Please write out the lines of the data exactly, beginning with the first and ending with the line containing "import plotly.graph_objects as go"; leave the pictures behind.

Recorded information:
====================
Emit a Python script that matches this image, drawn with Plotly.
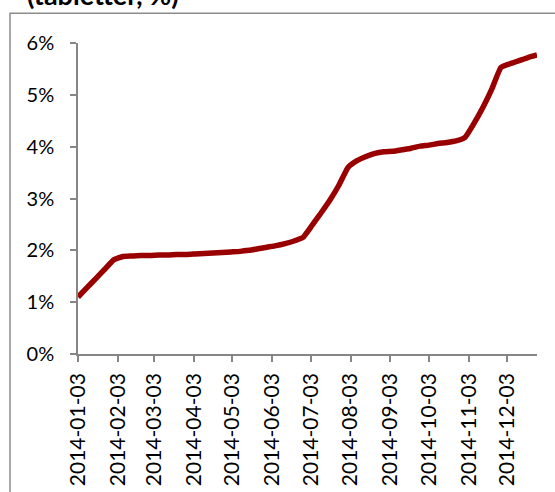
import plotly.graph_objects as go

# Weekly observations (Fridays), share in percent
dates = [
    "2014-01-03", "2014-01-10", "2014-01-17", "2014-01-24", "2014-01-31",
    "2014-02-07", "2014-02-14", "2014-02-21", "2014-02-28",
    "2014-03-07", "2014-03-14", "2014-03-21", "2014-03-28",
    "2014-04-04", "2014-04-11", "2014-04-18", "2014-04-25",
    "2014-05-02", "2014-05-09", "2014-05-16", "2014-05-23", "2014-05-30",
    "2014-06-06", "2014-06-13", "2014-06-20", "2014-06-27",
    "2014-07-04", "2014-07-11", "2014-07-18", "2014-07-25",
    "2014-08-01", "2014-08-08", "2014-08-15", "2014-08-22", "2014-08-29",
    "2014-09-05", "2014-09-12", "2014-09-19", "2014-09-26",
    "2014-10-03", "2014-10-10", "2014-10-17", "2014-10-24", "2014-10-31",
    "2014-11-07", "2014-11-14", "2014-11-21", "2014-11-28",
    "2014-12-05", "2014-12-12", "2014-12-19", "2014-12-26",
]
values = [
    1.10, 1.28, 1.46, 1.64, 1.82,
    1.88, 1.89, 1.90, 1.90,
    1.91, 1.91, 1.92, 1.92,
    1.93, 1.94, 1.95, 1.96,
    1.97, 1.98, 2.00, 2.03, 2.06,
    2.09, 2.13, 2.18, 2.25,
    2.48, 2.72, 2.97, 3.26,
    3.60, 3.73, 3.81, 3.87, 3.90,
    3.91, 3.94, 3.97, 4.01,
    4.03, 4.06, 4.08, 4.11, 4.18,
    4.45, 4.76, 5.12, 5.53,
    5.60, 5.66, 5.72, 5.77,
]
tick_dates = [
    "2014-01-03", "2014-02-03", "2014-03-03", "2014-04-03", "2014-05-03",
    "2014-06-03", "2014-07-03", "2014-08-03", "2014-09-03", "2014-10-03",
    "2014-11-03", "2014-12-03",
]
tick_labels = list(tick_dates)
y_ticks = [0, 1, 2, 3, 4, 5, 6]
title_text = "(tabletter, %)"

W, H = 555, 492
L, R, T, B = 78, 18, 42.7, 137.7
pw, ph = W - L - R, H - T - B

FONT = "Lato"
AX = "#868686"

fig = go.Figure()
fig.add_trace(go.Scatter(
    x=dates, y=values, mode="lines",
    line=dict(color="#990000", width=5.5, shape="spline", smoothing=0.4),
    showlegend=False, hoverinfo="skip",
))

fig.update_layout(
    width=W, height=H,
    margin=dict(l=L, r=R, t=T, b=B, pad=0, autoexpand=False),
    paper_bgcolor="white", plot_bgcolor="white",
    font=dict(family=FONT, size=20, color="#000000"),
    showlegend=False,
)
fig.update_xaxes(
    type="date", range=["2014-01-03", "2014-12-26"], automargin=False,
    tickmode="array", tickvals=tick_dates, ticktext=tick_labels,
    tickangle=-90, ticks="outside", ticklen=6, tickwidth=1.5, tickcolor=AX,
    showline=True, linecolor=AX, linewidth=1.5,
    showgrid=False, zeroline=False, ticklabelstandoff=3,
    tickfont=dict(family=FONT, size=21, color="#000000"),
)
fig.update_yaxes(
    range=[0, 6], tickmode="array", tickvals=y_ticks, automargin=False,
    ticktext=[f"{v}%" for v in y_ticks],
    ticks="outside", ticklen=6, tickwidth=1.5, tickcolor=AX,
    showline=True, linecolor=AX, linewidth=1.5,
    showgrid=False, zeroline=False, ticklabelstandoff=12,
    tickfont=dict(family=FONT, size=20, color="#000000"),
)

# outer chart border (left and top visible; right/bottom fall outside the image)
bx0 = (10 - L) / pw
by1 = 1 + (T - 13) / ph
fig.add_shape(type="rect", xref="paper", yref="paper",
              x0=bx0, x1=1.2, y0=-0.6, y1=by1,
              line=dict(color="#8c8c8c", width=1.5), fillcolor="rgba(0,0,0,0)",
              layer="below")

# cut-off title above the border
fig.add_annotation(text=f"<b>{title_text}</b>", xref="paper", yref="paper",
                   x=(25 - L) / pw, y=1 + (T - 9) / ph,
                   xanchor="left", yanchor="bottom", yshift=-4, showarrow=False,
                   font=dict(family=FONT, size=27, color="#000000"))

fig.write_html("out.html", config={"displayModeBar": False},
               post_script="document.body.style.margin='0px';document.body.style.overflow='hidden';")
====================
Reply to the exercise:
Emit a Python script that matches this image, drawn with Plotly.
import plotly.graph_objects as go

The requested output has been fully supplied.